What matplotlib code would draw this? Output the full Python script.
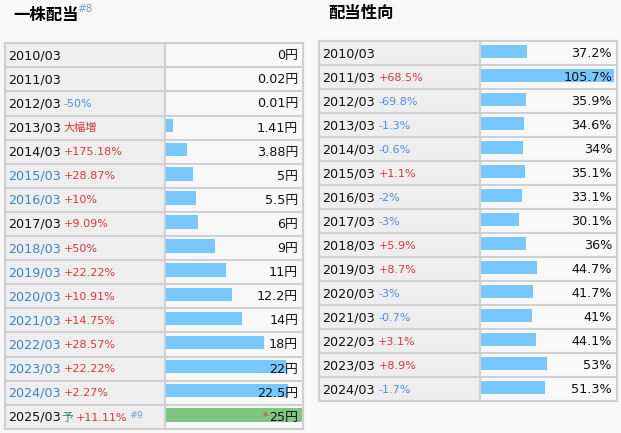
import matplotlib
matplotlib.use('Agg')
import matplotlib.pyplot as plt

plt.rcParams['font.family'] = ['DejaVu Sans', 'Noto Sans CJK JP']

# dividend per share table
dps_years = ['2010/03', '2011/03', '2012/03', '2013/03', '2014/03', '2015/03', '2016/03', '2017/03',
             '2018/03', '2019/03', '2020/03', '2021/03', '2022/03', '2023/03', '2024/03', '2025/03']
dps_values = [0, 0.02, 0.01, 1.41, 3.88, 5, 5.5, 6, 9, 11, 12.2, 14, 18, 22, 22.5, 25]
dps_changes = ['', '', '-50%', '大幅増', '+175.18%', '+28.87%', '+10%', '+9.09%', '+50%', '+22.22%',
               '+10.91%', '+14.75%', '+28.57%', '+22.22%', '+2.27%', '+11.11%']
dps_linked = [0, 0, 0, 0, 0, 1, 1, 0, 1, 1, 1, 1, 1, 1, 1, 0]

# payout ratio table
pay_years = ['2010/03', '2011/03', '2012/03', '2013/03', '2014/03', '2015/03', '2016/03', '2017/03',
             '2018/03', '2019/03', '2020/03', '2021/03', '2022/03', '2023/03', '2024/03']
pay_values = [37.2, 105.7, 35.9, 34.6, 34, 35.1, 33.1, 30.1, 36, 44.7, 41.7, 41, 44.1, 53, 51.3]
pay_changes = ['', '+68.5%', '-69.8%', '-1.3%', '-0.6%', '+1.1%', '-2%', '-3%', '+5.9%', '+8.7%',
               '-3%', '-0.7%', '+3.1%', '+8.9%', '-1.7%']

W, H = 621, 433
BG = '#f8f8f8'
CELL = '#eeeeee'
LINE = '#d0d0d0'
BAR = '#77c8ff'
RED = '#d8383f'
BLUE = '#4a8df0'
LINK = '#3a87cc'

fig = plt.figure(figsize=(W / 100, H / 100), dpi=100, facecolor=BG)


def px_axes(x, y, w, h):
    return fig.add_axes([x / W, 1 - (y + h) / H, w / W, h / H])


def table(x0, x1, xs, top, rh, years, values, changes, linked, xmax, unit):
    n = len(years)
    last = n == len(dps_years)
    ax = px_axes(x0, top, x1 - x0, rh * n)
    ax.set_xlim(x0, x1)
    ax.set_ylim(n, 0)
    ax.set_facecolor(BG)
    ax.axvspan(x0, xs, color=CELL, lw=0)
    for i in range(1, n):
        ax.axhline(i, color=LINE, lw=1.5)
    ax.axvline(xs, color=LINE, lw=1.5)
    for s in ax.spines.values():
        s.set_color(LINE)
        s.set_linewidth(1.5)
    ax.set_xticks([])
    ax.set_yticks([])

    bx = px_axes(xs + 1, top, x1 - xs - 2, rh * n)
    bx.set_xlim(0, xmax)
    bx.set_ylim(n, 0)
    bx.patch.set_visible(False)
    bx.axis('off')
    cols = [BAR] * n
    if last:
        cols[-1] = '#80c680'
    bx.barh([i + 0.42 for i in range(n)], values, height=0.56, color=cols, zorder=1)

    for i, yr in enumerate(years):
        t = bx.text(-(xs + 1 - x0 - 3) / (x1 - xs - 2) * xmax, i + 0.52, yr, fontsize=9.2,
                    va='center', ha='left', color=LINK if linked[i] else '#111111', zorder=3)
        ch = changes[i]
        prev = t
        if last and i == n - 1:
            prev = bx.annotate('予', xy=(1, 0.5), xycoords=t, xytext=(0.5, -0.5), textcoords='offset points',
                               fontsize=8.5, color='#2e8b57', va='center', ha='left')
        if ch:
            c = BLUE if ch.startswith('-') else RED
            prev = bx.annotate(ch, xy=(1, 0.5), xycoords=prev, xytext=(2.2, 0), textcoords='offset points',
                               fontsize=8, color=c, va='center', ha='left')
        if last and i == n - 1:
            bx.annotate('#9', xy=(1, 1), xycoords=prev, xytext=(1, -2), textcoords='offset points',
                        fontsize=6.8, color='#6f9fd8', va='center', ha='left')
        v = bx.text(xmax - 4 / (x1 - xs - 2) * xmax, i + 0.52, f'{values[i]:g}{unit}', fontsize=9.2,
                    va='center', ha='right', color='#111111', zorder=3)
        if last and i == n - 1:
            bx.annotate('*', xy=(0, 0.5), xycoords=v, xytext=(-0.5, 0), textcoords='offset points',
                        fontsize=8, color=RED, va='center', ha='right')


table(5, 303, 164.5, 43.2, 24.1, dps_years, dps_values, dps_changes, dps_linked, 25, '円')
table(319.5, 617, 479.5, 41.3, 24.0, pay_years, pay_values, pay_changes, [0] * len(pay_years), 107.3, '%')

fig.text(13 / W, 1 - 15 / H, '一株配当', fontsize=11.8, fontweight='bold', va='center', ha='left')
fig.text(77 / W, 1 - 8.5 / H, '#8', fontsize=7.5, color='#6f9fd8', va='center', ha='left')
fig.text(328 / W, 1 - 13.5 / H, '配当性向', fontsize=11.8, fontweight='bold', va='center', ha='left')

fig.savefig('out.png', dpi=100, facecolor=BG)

-- What is expected --
Copy out every line of the listing that contains the string "matplotlib".

-- Task answer --
What matplotlib code would draw this? Output the full Python script.
import matplotlib
matplotlib.use('Agg')
import matplotlib.pyplot as plt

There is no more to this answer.